> [Information shown]:
--- begin ---

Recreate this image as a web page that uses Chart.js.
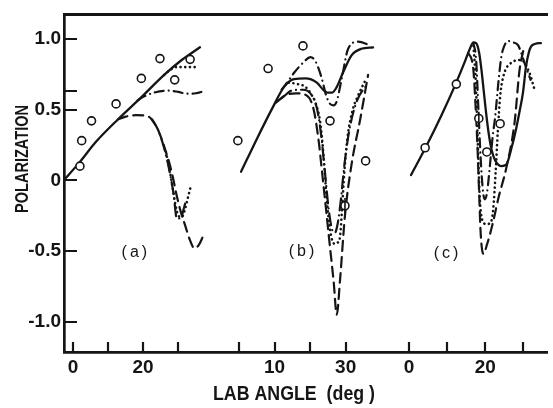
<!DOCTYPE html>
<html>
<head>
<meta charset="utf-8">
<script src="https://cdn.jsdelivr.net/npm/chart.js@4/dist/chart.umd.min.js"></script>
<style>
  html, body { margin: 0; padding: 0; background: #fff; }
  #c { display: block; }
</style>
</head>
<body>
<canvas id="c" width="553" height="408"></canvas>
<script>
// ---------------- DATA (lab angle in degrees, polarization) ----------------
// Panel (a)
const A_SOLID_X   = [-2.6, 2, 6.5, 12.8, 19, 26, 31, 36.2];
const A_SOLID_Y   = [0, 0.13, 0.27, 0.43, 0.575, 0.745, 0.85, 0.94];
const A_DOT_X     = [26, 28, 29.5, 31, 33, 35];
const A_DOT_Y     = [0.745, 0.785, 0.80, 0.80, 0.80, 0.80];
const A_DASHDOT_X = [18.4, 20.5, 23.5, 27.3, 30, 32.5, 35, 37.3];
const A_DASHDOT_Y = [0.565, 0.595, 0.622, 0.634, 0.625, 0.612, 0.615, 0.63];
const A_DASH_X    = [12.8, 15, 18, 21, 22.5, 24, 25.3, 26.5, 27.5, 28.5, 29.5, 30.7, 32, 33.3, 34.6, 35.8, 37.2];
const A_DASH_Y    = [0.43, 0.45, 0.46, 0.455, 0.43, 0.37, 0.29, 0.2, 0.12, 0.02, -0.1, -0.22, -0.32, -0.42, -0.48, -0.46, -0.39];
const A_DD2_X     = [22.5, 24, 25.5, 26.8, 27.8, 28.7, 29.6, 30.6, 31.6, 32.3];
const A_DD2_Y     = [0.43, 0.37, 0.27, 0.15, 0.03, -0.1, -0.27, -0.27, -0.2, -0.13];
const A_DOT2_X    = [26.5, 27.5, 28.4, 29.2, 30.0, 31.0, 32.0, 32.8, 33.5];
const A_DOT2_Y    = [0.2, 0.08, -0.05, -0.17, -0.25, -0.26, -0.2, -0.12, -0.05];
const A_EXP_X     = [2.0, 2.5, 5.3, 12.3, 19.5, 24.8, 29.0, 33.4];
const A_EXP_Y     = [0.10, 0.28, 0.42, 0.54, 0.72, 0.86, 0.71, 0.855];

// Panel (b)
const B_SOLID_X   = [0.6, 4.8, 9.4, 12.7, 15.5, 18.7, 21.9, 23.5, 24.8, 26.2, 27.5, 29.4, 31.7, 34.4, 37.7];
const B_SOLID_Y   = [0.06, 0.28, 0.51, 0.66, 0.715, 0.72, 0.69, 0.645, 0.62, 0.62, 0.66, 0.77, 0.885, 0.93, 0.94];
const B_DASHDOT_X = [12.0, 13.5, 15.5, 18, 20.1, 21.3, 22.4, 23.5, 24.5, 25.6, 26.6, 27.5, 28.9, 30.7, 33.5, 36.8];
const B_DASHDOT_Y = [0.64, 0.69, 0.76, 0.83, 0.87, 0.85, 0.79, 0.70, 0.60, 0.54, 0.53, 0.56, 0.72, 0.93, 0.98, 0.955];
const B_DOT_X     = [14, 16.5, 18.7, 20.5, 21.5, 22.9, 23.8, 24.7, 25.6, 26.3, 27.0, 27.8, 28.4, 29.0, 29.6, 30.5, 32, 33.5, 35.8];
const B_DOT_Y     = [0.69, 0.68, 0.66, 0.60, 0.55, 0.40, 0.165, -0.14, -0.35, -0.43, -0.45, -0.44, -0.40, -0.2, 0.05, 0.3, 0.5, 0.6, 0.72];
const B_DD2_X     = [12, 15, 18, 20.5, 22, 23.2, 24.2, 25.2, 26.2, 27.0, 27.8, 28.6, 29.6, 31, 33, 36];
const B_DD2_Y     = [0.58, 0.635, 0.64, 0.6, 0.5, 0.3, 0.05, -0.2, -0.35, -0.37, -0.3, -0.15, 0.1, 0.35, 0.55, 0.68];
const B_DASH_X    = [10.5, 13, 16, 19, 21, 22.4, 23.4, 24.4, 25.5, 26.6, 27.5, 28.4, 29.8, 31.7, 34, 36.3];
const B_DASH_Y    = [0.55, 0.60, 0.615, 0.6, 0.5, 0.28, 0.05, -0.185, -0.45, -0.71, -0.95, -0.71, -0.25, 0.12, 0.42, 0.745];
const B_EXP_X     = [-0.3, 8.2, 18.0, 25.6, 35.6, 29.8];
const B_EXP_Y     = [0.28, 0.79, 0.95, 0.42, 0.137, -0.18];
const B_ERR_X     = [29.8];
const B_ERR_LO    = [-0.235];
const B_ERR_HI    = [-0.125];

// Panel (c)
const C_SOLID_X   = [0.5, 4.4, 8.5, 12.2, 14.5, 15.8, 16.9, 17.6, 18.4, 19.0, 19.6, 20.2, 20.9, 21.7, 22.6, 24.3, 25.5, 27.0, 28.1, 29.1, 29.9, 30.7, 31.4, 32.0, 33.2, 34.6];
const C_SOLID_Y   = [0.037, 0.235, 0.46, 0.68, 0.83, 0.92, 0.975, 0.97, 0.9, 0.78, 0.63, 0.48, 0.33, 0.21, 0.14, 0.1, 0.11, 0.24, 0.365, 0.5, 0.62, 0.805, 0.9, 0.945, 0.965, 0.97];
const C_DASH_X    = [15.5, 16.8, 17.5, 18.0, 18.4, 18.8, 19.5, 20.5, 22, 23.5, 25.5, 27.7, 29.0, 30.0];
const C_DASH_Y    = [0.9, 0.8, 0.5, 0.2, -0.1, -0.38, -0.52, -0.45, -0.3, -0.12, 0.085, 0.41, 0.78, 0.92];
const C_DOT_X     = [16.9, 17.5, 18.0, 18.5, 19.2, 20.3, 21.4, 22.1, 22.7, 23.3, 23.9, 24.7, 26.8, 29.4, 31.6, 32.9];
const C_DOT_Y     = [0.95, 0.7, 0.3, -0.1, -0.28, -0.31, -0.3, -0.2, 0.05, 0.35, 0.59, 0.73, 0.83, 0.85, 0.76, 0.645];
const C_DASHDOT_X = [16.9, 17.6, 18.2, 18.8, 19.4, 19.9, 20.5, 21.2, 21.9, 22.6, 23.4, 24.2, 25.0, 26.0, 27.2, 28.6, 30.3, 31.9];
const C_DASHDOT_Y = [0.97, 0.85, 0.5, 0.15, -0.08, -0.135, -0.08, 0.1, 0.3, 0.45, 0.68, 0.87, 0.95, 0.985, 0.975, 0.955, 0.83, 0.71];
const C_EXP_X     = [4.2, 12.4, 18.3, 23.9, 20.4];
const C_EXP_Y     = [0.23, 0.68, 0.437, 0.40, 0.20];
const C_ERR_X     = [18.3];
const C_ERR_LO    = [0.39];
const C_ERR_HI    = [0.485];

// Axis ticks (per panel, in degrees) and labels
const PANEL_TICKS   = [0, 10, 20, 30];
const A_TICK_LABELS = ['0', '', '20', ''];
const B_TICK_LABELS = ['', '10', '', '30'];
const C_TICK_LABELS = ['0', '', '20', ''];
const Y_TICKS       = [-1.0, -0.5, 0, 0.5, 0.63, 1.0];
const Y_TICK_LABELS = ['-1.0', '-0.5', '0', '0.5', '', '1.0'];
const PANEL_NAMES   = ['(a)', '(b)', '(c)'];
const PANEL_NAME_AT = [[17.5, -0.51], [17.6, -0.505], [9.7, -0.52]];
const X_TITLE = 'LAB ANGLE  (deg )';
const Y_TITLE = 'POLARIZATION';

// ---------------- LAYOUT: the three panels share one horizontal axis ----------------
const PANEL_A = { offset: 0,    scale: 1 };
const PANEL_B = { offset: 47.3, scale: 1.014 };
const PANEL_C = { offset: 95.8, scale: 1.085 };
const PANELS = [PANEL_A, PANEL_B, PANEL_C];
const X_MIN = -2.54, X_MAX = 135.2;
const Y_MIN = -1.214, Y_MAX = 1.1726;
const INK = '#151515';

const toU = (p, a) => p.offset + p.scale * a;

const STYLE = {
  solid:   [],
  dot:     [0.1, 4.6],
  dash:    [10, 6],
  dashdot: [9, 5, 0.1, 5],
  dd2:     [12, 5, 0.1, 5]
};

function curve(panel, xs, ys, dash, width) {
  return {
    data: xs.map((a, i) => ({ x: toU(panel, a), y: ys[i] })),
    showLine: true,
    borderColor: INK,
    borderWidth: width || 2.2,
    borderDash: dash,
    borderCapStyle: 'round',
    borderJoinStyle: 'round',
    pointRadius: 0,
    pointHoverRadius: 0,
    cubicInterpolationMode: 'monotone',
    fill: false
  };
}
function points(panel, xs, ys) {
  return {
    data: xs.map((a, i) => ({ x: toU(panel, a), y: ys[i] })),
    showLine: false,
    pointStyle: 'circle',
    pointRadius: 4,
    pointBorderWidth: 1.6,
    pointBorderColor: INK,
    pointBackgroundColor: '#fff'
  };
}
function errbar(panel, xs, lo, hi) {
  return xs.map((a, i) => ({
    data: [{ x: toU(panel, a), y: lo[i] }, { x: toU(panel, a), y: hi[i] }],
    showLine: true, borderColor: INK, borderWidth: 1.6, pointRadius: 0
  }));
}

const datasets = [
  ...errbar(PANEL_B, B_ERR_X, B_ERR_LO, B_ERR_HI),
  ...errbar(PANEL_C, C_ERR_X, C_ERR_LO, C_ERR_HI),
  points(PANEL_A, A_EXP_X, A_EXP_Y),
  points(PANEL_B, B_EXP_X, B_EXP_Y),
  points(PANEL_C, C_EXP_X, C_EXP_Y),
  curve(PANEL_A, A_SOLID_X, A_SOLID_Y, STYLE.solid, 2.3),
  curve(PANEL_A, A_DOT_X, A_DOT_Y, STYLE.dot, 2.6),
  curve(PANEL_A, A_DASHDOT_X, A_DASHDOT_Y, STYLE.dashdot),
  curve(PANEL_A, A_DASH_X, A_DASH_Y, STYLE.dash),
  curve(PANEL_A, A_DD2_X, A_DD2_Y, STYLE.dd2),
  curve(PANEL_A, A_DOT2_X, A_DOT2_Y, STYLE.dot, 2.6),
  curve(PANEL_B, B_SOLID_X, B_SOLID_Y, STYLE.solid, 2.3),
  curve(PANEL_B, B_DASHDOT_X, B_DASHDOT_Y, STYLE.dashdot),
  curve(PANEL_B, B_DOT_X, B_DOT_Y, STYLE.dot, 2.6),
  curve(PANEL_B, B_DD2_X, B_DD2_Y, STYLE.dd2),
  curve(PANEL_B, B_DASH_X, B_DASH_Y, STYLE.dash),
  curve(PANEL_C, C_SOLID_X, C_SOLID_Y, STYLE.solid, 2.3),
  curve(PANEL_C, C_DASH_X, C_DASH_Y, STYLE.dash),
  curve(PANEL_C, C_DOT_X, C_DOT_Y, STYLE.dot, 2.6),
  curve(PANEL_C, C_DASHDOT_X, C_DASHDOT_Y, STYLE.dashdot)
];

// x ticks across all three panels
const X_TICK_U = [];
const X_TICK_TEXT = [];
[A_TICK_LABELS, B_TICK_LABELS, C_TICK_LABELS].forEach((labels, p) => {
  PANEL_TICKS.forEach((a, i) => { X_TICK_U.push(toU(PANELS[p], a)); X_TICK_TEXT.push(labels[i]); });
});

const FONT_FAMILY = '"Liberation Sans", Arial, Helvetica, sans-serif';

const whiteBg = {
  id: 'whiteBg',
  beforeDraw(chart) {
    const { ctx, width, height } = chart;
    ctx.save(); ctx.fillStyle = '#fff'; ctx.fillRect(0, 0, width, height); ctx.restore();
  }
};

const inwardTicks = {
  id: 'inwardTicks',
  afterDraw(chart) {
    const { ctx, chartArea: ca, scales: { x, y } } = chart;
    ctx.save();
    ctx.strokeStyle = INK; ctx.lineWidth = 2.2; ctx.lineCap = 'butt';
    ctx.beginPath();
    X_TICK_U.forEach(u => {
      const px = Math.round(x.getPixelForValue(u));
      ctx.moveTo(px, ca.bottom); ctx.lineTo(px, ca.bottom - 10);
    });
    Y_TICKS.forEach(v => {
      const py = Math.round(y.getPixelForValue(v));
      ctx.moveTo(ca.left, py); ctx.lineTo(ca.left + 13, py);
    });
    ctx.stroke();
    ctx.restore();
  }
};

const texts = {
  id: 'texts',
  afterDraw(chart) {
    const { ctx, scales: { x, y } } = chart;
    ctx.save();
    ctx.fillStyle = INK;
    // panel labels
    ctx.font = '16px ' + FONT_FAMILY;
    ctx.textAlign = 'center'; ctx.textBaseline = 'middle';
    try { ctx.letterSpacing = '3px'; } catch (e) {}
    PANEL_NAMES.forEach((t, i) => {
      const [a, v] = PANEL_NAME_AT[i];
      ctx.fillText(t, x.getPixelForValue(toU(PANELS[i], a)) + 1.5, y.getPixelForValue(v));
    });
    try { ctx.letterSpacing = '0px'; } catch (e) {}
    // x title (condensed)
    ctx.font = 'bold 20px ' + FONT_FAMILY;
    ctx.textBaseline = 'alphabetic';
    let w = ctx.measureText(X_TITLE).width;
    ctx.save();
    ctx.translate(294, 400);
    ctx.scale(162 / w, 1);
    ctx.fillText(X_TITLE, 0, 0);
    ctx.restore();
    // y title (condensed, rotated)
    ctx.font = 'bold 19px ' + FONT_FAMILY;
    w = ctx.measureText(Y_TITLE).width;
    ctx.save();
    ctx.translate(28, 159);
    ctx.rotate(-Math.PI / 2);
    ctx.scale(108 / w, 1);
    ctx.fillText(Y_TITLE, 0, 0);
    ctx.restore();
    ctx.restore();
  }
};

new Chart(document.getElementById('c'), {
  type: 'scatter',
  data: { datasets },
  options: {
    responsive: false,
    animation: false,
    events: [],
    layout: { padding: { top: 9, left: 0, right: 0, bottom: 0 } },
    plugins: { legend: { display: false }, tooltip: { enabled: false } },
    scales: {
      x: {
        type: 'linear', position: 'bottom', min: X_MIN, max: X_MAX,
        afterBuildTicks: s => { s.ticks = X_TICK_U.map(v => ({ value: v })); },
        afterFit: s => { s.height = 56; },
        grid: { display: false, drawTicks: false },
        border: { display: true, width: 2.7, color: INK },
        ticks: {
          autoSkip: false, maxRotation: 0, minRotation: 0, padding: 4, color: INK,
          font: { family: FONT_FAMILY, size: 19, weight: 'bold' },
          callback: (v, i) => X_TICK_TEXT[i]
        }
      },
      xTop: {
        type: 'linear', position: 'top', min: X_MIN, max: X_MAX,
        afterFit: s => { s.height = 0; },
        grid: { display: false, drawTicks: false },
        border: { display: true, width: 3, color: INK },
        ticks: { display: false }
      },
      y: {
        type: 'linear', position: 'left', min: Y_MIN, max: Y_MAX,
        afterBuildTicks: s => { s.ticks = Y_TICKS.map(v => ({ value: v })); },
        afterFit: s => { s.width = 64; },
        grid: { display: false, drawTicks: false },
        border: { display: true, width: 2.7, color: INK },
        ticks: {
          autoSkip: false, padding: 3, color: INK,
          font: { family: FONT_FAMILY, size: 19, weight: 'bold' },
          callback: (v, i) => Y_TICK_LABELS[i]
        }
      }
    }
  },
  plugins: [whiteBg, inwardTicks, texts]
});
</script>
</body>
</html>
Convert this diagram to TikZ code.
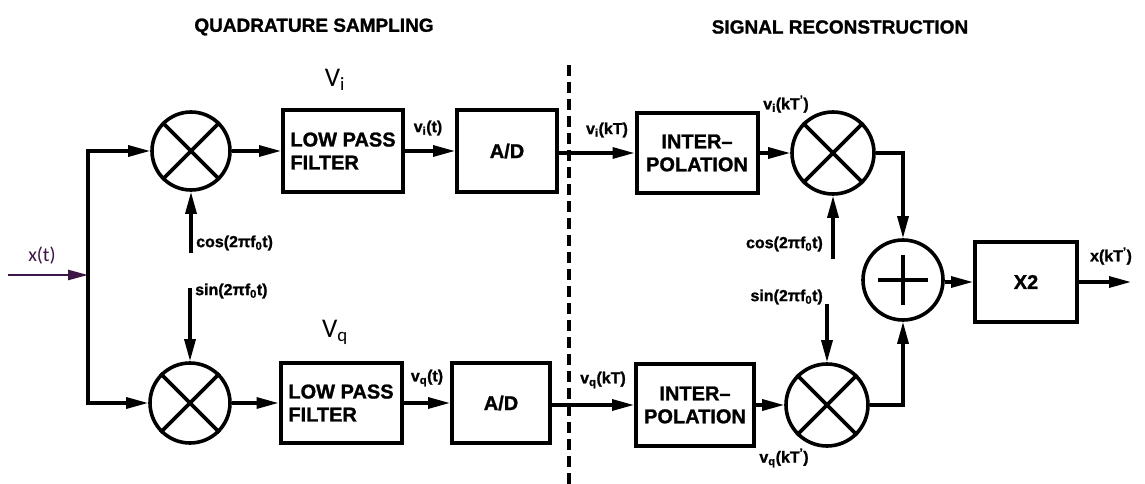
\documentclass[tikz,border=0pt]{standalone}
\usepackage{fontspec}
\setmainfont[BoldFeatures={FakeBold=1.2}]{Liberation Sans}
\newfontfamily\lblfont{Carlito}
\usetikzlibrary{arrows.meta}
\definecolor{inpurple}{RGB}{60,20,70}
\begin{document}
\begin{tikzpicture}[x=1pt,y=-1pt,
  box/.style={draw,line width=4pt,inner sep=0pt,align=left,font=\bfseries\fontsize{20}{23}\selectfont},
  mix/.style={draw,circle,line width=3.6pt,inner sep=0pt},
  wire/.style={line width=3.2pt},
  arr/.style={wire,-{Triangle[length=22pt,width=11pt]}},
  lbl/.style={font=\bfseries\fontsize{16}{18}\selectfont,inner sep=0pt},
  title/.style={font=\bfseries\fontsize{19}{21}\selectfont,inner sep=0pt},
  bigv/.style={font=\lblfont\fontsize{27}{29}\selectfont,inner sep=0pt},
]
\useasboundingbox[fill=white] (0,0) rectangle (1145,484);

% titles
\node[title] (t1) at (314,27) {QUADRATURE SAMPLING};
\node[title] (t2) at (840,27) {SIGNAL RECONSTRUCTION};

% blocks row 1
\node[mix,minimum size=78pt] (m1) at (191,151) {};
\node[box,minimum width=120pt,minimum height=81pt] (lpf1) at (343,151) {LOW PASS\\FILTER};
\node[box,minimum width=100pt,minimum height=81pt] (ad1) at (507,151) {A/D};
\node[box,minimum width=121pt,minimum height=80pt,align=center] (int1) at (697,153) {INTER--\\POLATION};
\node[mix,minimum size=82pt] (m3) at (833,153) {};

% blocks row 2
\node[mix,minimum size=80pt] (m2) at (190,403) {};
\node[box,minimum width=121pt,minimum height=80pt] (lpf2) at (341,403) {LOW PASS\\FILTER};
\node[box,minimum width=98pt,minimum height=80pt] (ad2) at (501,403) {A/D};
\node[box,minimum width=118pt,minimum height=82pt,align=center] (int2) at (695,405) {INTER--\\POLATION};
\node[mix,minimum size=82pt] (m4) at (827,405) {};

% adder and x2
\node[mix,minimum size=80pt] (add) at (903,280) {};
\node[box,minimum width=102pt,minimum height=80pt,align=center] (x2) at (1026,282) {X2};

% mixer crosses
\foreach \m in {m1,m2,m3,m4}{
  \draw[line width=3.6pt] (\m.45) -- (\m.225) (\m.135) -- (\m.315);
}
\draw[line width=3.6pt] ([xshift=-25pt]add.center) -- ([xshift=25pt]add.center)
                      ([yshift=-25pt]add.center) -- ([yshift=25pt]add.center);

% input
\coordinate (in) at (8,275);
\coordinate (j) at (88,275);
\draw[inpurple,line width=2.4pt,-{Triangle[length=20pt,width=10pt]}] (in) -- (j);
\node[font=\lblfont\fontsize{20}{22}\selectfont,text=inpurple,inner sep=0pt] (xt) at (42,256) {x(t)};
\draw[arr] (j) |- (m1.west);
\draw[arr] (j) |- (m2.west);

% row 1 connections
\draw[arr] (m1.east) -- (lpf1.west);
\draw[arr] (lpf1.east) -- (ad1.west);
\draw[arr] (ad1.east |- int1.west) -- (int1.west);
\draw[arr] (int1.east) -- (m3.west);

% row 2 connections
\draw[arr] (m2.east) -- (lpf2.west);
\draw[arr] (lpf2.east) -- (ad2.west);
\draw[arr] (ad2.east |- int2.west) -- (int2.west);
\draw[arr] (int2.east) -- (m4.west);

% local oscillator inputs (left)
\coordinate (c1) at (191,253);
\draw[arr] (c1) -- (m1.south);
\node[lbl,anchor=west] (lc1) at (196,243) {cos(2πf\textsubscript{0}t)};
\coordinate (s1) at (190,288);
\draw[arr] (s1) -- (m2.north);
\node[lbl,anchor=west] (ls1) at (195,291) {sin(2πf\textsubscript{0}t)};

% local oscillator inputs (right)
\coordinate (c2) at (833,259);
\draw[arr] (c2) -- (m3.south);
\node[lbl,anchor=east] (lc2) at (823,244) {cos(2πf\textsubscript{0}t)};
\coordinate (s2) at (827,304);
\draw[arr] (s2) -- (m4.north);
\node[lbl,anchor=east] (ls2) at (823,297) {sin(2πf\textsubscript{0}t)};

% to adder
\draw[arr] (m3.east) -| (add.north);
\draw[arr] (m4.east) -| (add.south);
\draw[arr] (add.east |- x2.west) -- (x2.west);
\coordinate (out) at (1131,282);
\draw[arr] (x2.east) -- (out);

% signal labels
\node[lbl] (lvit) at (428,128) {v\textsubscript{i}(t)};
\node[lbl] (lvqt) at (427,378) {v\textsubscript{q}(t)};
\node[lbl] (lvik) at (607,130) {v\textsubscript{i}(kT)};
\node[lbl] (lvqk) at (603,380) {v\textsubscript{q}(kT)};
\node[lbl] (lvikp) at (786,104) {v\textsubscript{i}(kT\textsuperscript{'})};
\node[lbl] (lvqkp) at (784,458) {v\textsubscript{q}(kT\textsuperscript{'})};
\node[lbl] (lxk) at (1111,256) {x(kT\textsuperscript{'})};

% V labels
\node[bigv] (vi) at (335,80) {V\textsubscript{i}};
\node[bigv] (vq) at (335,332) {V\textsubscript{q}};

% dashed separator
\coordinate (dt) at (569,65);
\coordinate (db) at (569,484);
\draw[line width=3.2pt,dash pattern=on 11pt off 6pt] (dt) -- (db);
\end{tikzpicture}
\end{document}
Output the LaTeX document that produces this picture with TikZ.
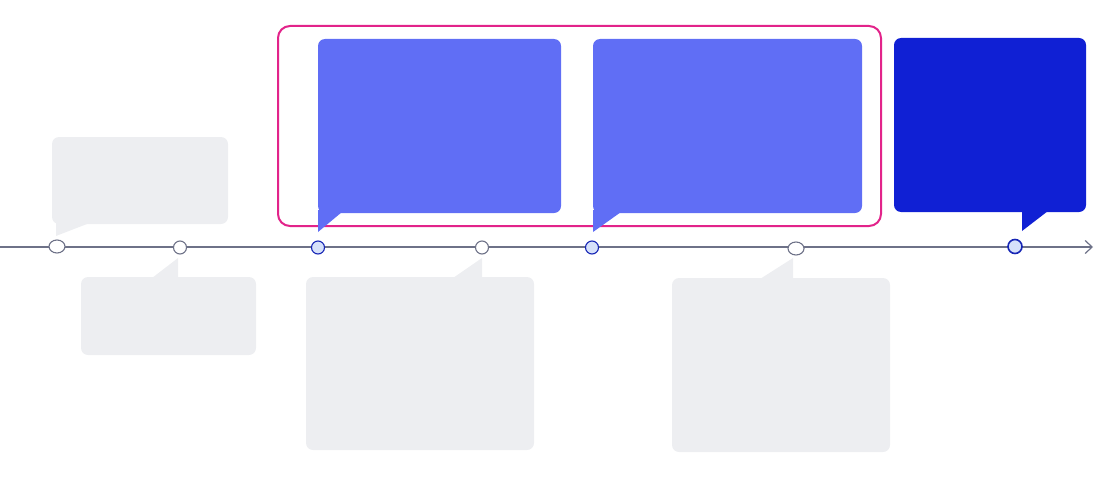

--- end ---

> [Objective]: Print everything from the line with "Convert this diagram to TikZ code." down to the line with "width=102pt,minimum height=80pt,align=center] (x2)" in the entries above, both lines included and nothing more, without the pictures.

> [Result for this exercise]:
Convert this diagram to TikZ code.
\documentclass[tikz,border=0pt]{standalone}
\usepackage{fontspec}
\setmainfont[BoldFeatures={FakeBold=1.2}]{Liberation Sans}
\newfontfamily\lblfont{Carlito}
\usetikzlibrary{arrows.meta}
\definecolor{inpurple}{RGB}{60,20,70}
\begin{document}
\begin{tikzpicture}[x=1pt,y=-1pt,
  box/.style={draw,line width=4pt,inner sep=0pt,align=left,font=\bfseries\fontsize{20}{23}\selectfont},
  mix/.style={draw,circle,line width=3.6pt,inner sep=0pt},
  wire/.style={line width=3.2pt},
  arr/.style={wire,-{Triangle[length=22pt,width=11pt]}},
  lbl/.style={font=\bfseries\fontsize{16}{18}\selectfont,inner sep=0pt},
  title/.style={font=\bfseries\fontsize{19}{21}\selectfont,inner sep=0pt},
  bigv/.style={font=\lblfont\fontsize{27}{29}\selectfont,inner sep=0pt},
]
\useasboundingbox[fill=white] (0,0) rectangle (1145,484);

% titles
\node[title] (t1) at (314,27) {QUADRATURE SAMPLING};
\node[title] (t2) at (840,27) {SIGNAL RECONSTRUCTION};

% blocks row 1
\node[mix,minimum size=78pt] (m1) at (191,151) {};
\node[box,minimum width=120pt,minimum height=81pt] (lpf1) at (343,151) {LOW PASS\\FILTER};
\node[box,minimum width=100pt,minimum height=81pt] (ad1) at (507,151) {A/D};
\node[box,minimum width=121pt,minimum height=80pt,align=center] (int1) at (697,153) {INTER--\\POLATION};
\node[mix,minimum size=82pt] (m3) at (833,153) {};

% blocks row 2
\node[mix,minimum size=80pt] (m2) at (190,403) {};
\node[box,minimum width=121pt,minimum height=80pt] (lpf2) at (341,403) {LOW PASS\\FILTER};
\node[box,minimum width=98pt,minimum height=80pt] (ad2) at (501,403) {A/D};
\node[box,minimum width=118pt,minimum height=82pt,align=center] (int2) at (695,405) {INTER--\\POLATION};
\node[mix,minimum size=82pt] (m4) at (827,405) {};

% adder and x2
\node[mix,minimum size=80pt] (add) at (903,280) {};
\node[box,minimum width=102pt,minimum height=80pt,align=center] (x2) at (1026,282) {X2};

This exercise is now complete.